When people think of visiting Jamaica, they imagine a tropical paradise of beautiful beaches and green mountains where people do nothing but dance and listen to reggae music. And this is the Jamaica most tourists will see.

But my freshman year at St. Stephen’s, I got the opportunity to see Jamaica as it really is with the soccer academy. The beaches and mountains are not as picture perfect as the brochures suggest, and life is sometimes hard for Jamaicans. Still there’s a lot of beauty and joy to be found even in the hidden Jamaica I saw.
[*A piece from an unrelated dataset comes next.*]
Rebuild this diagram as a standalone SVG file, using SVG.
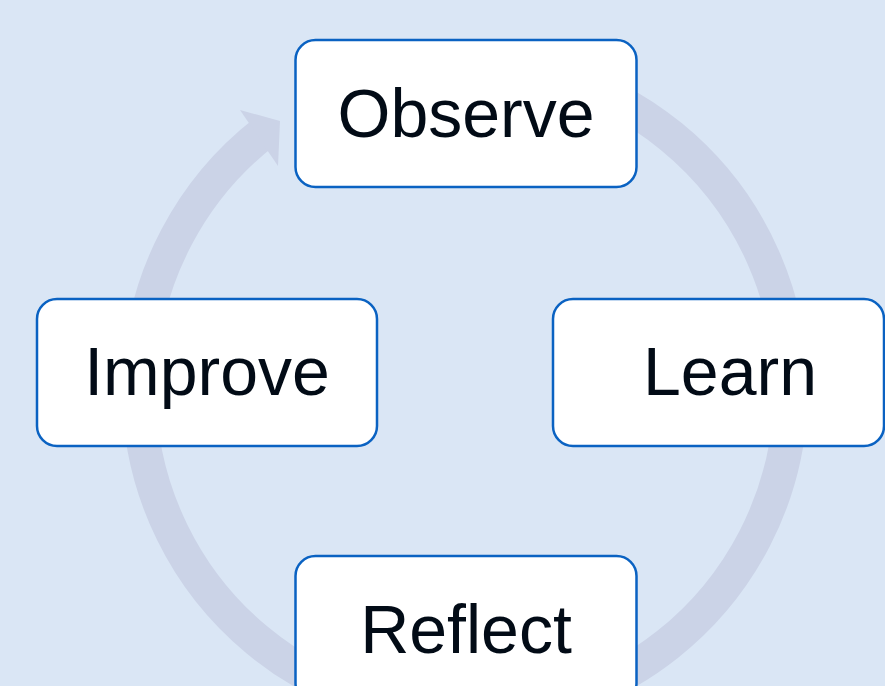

When we first arrived in Montego Bay, on the northwest coast of the island, we did experience something of the stereotypical Jamaica. The song “Welcome to Jamrock” was playing loudly over the speakers outside of the airport, and the smell of ganja was thick in the air. On the two and a half hour bus ride to go sixty miles across the island to Kingston, the stereotype was quickly replaced by less familiar impressions of Jamaica. First the drive itself was pretty scary because the roads over those picturesque green mountains were narrow and steep.

Second, the city of Kingston was much poorer and more rundown than you might see in the beach side resorts. Even the nicer areas of town would lack what any of us would consider to be basic features such as clothes dryers. The prep school where a former St. Stephen’s boarding student went looks no nicer than the oldest and most neglected schools in our city, quite a contrast to St. Stephen’s. Without the school’s name on the side, one might easily mistake it for a prison.

Life is also not a nonstop party. On our trip we visited an orphanage, not a place most tourists would visit. Still, despite the poverty, the Jamaicans we met were almost universally happy and friendly. The orphans greeted us with smiles, merchants along the road were happy to introduce us to local snacks, and life in many ways seemed very similar to life here in the states. The cities in Jamaica that I saw were rougher and dirtier than I was expecting but were also warm and welcoming.